Step 1: Earn a Bachelor's Degree
A bachelor's degree is the minimum level of education required for entry into the majority of HR positions. Bachelor's degree programs such as the Bachelor of Science (B.S.) in Human Resources or B.S. in Human Resources Management, can provide training in business law, human resources management, and organizational theory. Bachelor's degree programs in human resources are commonly available at many colleges and universities in a variety of convenient formats, including online study.
Individuals interested in working as human resources professionals should try to acquire some experience in the field. Some employers will require experience as well as a degree, and those who complete an internship have a competitive edge in the job market.
Step 2: Gain Professional Experience
Professional work experience is a vital component for HR professionals desiring to advance into managerial positions. Most high-level positions require several years of on-the-job experience. In addition to helping develop a portfolio or resume, any experience gained helps sharpen an individual's organizational and communication skills. Additionally, employment in an office environment provides individuals with the opportunity to apply what they have learned, as well as gain real-world skills in business practices and organizational structure.

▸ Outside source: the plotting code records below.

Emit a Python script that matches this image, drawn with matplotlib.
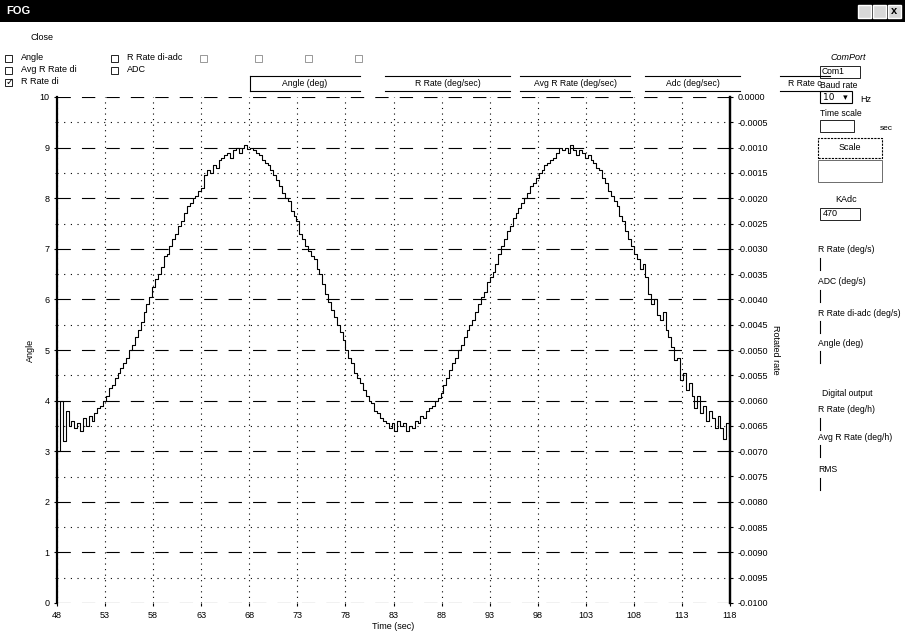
#!/usr/bin/env python3
"""
FOG angle trace - recreated screenshot of the acquisition window
"""
import numpy as np
import matplotlib
matplotlib.use("Agg")
import matplotlib.pyplot as plt
from matplotlib.patches import Rectangle

plt.rcParams['font.family'] = ['Liberation Sans', 'DejaVu Sans']

W, H = 905, 636

# Angle samples (deg), one every 0.3 s starting at t = 48 s
angle = [
    3.0, 4.0, 3.2, 3.8, 3.5, 3.6,
    3.45, 3.55, 3.4, 3.65, 3.5, 3.7, 3.6, 3.75, 3.85, 3.9,
    4.0, 4.1, 4.25, 4.3, 4.45, 4.55, 4.65, 4.75, 4.85, 5.0,
    5.1, 5.25, 5.4, 5.55, 5.75, 5.9, 6.05, 6.25, 6.4, 6.5,
    6.65, 6.85, 6.9, 7.05, 7.2, 7.3, 7.45, 7.55, 7.7, 7.85,
    7.9, 8.0, 8.05, 8.15, 8.2, 8.45, 8.55, 8.5, 8.65, 8.6,
    8.75, 8.8, 8.85, 8.9, 8.8, 8.95, 9.0, 8.9, 9.0, 9.05,
    8.98, 9.0, 8.95, 8.9, 8.85, 8.75, 8.7, 8.65, 8.55, 8.45,
    8.35, 8.25, 8.1, 8.0, 7.95, 7.75, 7.65, 7.55, 7.3, 7.2,
    7.05, 6.95, 6.85, 6.8, 6.6, 6.5, 6.3, 6.1, 5.95, 5.8,
    5.65, 5.5, 5.35, 5.2, 5.0, 4.85, 4.75, 4.55, 4.45, 4.35,
    4.2, 4.1, 4.0, 3.95, 3.8, 3.75, 3.65, 3.6, 3.55, 3.45,
    3.55, 3.4, 3.6, 3.5, 3.55, 3.4, 3.5, 3.45, 3.6, 3.55,
    3.7, 3.65, 3.8, 3.85, 3.9, 4.0, 4.05, 4.15, 4.3, 4.45,
    4.6, 4.75, 4.85, 5.0, 5.1, 5.25, 5.4, 5.5, 5.6, 5.75,
    5.9, 6.05, 6.15, 6.35, 6.45, 6.55, 6.7, 6.9, 7.05, 7.2,
    7.35, 7.45, 7.6, 7.7, 7.8, 7.9, 8.0, 8.1, 8.25, 8.3,
    8.4, 8.5, 8.55, 8.65, 8.7, 8.75, 8.8, 8.9, 9.0, 8.95,
    9.0, 8.9, 9.05, 8.95, 8.85, 8.95, 8.9, 8.8, 8.85, 8.75,
    8.7, 8.6, 8.55, 8.4, 8.3, 8.15, 8.05, 7.95, 7.85, 7.65,
    7.55, 7.35, 7.2, 7.05, 6.9, 6.8, 6.6, 6.7, 6.45, 6.1,
    5.9, 6.0, 5.7, 5.6, 5.75, 5.4, 5.25, 5.05, 4.8, 4.85,
    4.4, 4.55, 4.2, 4.35, 4.1, 3.85, 4.1, 3.75, 3.9, 3.6,
    3.8, 3.65, 3.45, 3.7, 3.45, 3.25, 3.55, 3.3,
]
t_start, t_step = 48.0, 0.3

x_ticks = [48, 53, 58, 63, 68, 73, 78, 83, 88, 93, 98, 103, 108, 113, 118]
angle_ticks = [0, 1, 2, 3, 4, 5, 6, 7, 8, 9, 10]
rate_ticks = [0.0, -0.0005, -0.0010, -0.0015, -0.0020, -0.0025, -0.0030,
              -0.0035, -0.0040, -0.0045, -0.0050, -0.0055, -0.0060, -0.0065,
              -0.0070, -0.0075, -0.0080, -0.0085, -0.0090, -0.0095, -0.0100]

check_labels = ["Angle", "R Rate di-adc", "Avg R Rate di", "ADC", "R Rate di"]
legend_labels = ["Angle (deg)", "R Rate (deg/sec)", "Avg R Rate (deg/sec)",
                 "Adc (deg/sec)", "R Rate c"]
panel_labels = ["R Rate (deg/s)", "ADC (deg/s)", "R Rate di-adc (deg/s)", "Angle (deg)"]
digital_labels = ["R Rate (deg/h)", "Avg R Rate (deg/h)", "RMS"]


def fx(x):
    return x / W


def fy(y):
    return 1 - y / H


fig = plt.figure(figsize=(W / 100, H / 100), dpi=100)
fig.patch.set_facecolor('white')

# --- title bar ---
fig.patches.append(Rectangle((0, fy(22)), 1, 22 / H, transform=fig.transFigure,
                             facecolor='black', edgecolor='none'))
fig.text(fx(6), fy(11), "FOG", color='white', fontsize=8, fontweight='bold', va='center')
for bx in [858, 873, 888]:
    fig.patches.append(Rectangle((fx(bx), fy(18)), 13 / W, 13 / H, transform=fig.transFigure,
                                 facecolor='#d8d8d8', edgecolor='white', lw=1))
fig.text(fx(894.5), fy(11.5), "x", fontsize=8, fontweight='bold', ha='center', va='center')

fig.text(fx(30), fy(38), "Close", fontsize=6.5, va='center')

# --- check boxes ---
check_pos = [(14, 58), (120, 58), (14, 70), (120, 70), (14, 82)]
for (cx, cy), lab in zip(check_pos, check_labels):
    fig.patches.append(Rectangle((fx(cx - 9), fy(cy + 4)), 7 / W, 7 / H, transform=fig.transFigure,
                                 facecolor='white', edgecolor='black', lw=0.6))
    fig.text(fx(cx + 7), fy(cy), lab, fontsize=6.5, va='center')
fig.text(fx(5.5), fy(82), "✓", fontsize=7, va='center', family=['DejaVu Sans'])
for cx in [200, 255, 305, 355]:
    fig.patches.append(Rectangle((fx(cx), fy(62)), 7 / W, 7 / H, transform=fig.transFigure,
                                 facecolor='white', edgecolor='#888888', lw=0.6))

# --- legend boxes above the plot ---
leg_pos = [(250, 360), (385, 510), (520, 630), (645, 740), (780, 830)]
for (x0, x1), lab in zip(leg_pos, legend_labels):
    fig.lines.append(plt.Line2D([fx(x0), fx(x1)], [fy(76), fy(76)], transform=fig.transFigure,
                                color='black', lw=0.8))
    fig.lines.append(plt.Line2D([fx(x0), fx(x1)], [fy(91), fy(91)], transform=fig.transFigure,
                                color='black', lw=0.8))
    fig.text(fx((x0 + x1) / 2), fy(84), lab, fontsize=6.2, ha='center', va='center')
fig.lines.append(plt.Line2D([fx(250), fx(250)], [fy(76), fy(91)], transform=fig.transFigure,
                            color='black', lw=0.8))

# --- main plot ---
ax = fig.add_axes([fx(57), fy(603), (730 - 57) / W, (603 - 97) / H])
time = t_start + t_step * np.arange(len(angle))
ax.plot(time, angle, color='black', lw=0.8, drawstyle='steps-post')
ax.set_xlim(48, 118)
ax.set_ylim(0, 10)
ax.set_xticks(x_ticks)
ax.set_yticks(angle_ticks)
ax.set_yticks(np.arange(0.5, 10, 0.5), minor=True)
ax.tick_params(axis='both', labelsize=6.5, length=2, width=0.8)
ax.tick_params(axis='y', which='minor', length=1.5)
ax.grid(True, which='major', axis='y', color='black', lw=0.8, ls=(0, (12, 10)))
ax.grid(True, which='minor', axis='y', color='black', lw=0.8, ls=(0, (1, 5)))
ax.grid(True, which='major', axis='x', color='black', lw=0.8, ls=(0, (1, 4)))
for side in ['top', 'bottom']:
    ax.spines[side].set_visible(False)
ax.spines['left'].set_linewidth(1.6)
ax.spines['right'].set_linewidth(1.6)
ax.set_xlabel("Time (sec)", fontsize=6.5, labelpad=2)
ax.set_ylabel("Angle", fontsize=6.5)
ax.yaxis.set_label_coords(-0.033, 0.5)

ax2 = ax.twinx()
ax2.set_ylim(-0.0100, 0.0)
ax2.set_yticks(rate_ticks)
ax2.set_yticklabels([f"{v:.4f}" if v != 0 else "0.0000" for v in rate_ticks])
ax2.tick_params(axis='y', labelsize=6.5, length=2, width=0.8)
for side in ['top', 'bottom', 'left']:
    ax2.spines[side].set_visible(False)
ax2.spines['right'].set_linewidth(1.6)
ax2.set_ylabel("Rotated rate", fontsize=6.5, rotation=270)
ax2.yaxis.set_label_coords(1.075, 0.5)

# --- right control panel ---
fig.text(fx(848), fy(58), "ComPort", fontsize=6.5, style='italic', ha='center', va='center')
fig.patches.append(Rectangle((fx(820), fy(78)), 40 / W, 12 / H, transform=fig.transFigure,
                             facecolor='white', edgecolor='black', lw=0.6))
fig.text(fx(822), fy(72), "Com1", fontsize=6.2, va='center')
fig.text(fx(820), fy(86), "Baud rate", fontsize=6.2, va='center')
fig.patches.append(Rectangle((fx(820), fy(103)), 32 / W, 12 / H, transform=fig.transFigure,
                             facecolor='white', edgecolor='black', lw=0.8))
fig.text(fx(823), fy(97), "10   ▾", fontsize=6.5, va='center', family=['DejaVu Sans'])
fig.text(fx(860), fy(100), "Hz", fontsize=6.5, va='center')
fig.text(fx(820), fy(113), "Time scale", fontsize=6.2, va='center')
fig.patches.append(Rectangle((fx(820), fy(132)), 34 / W, 12 / H, transform=fig.transFigure,
                             facecolor='white', edgecolor='black', lw=0.6))
fig.text(fx(880), fy(128), "sec", fontsize=6, va='center')
fig.patches.append(Rectangle((fx(818), fy(158)), 64 / W, 20 / H, transform=fig.transFigure,
                             facecolor='white', edgecolor='black', lw=0.8, ls=(0, (2, 1))))
fig.text(fx(850), fy(148), "Scale", fontsize=6.5, ha='center', va='center')
fig.patches.append(Rectangle((fx(818), fy(182)), 64 / W, 22 / H, transform=fig.transFigure,
                             facecolor='none', edgecolor='#555555', lw=0.6))
fig.text(fx(835), fy(200), "KAdc", fontsize=6.5, va='center')
fig.patches.append(Rectangle((fx(820), fy(220)), 40 / W, 12 / H, transform=fig.transFigure,
                             facecolor='white', edgecolor='black', lw=0.6))
fig.text(fx(823), fy(214), "470", fontsize=6.5, va='center')

panel_y = [250, 282, 313, 343]
for yy, lab in zip(panel_y, panel_labels):
    fig.text(fx(818), fy(yy), lab, fontsize=6.2, va='center')
    fig.lines.append(plt.Line2D([fx(820), fx(820)], [fy(yy + 8), fy(yy + 20)],
                                transform=fig.transFigure, color='black', lw=0.8))

fig.text(fx(822), fy(393), "Digital output", fontsize=6.2, va='center')
digital_y = [410, 437, 470]
for yy, lab in zip(digital_y, digital_labels):
    fig.text(fx(818), fy(yy), lab, fontsize=6.2, va='center')
    fig.lines.append(plt.Line2D([fx(820), fx(820)], [fy(yy + 8), fy(yy + 20)],
                                transform=fig.transFigure, color='black', lw=0.8))

fig.savefig("out.png", dpi=100)
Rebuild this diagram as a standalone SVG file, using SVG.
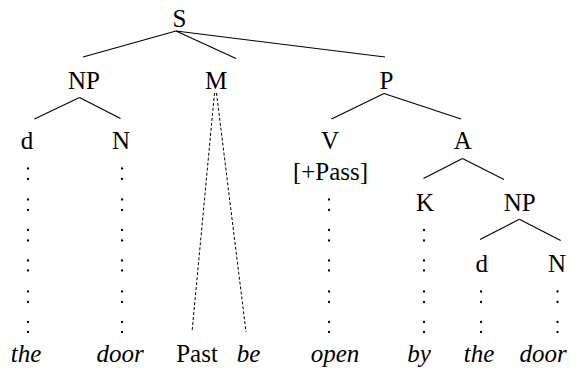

Step 3: Complete a Master's Degree Program
According to the BLS, employers hiring for HR management positions prefer applicants with a master's degree in human resources, such as the Master of Business Administration in Human Resource Management. Graduate-level study gives experienced HR professionals the opportunity to focus on topics of specific interest, such as labor relations, e-learning, project management, economics, or career coaching. Programs either held online or that utilize flexible scheduling, such as evening and weekends, are available.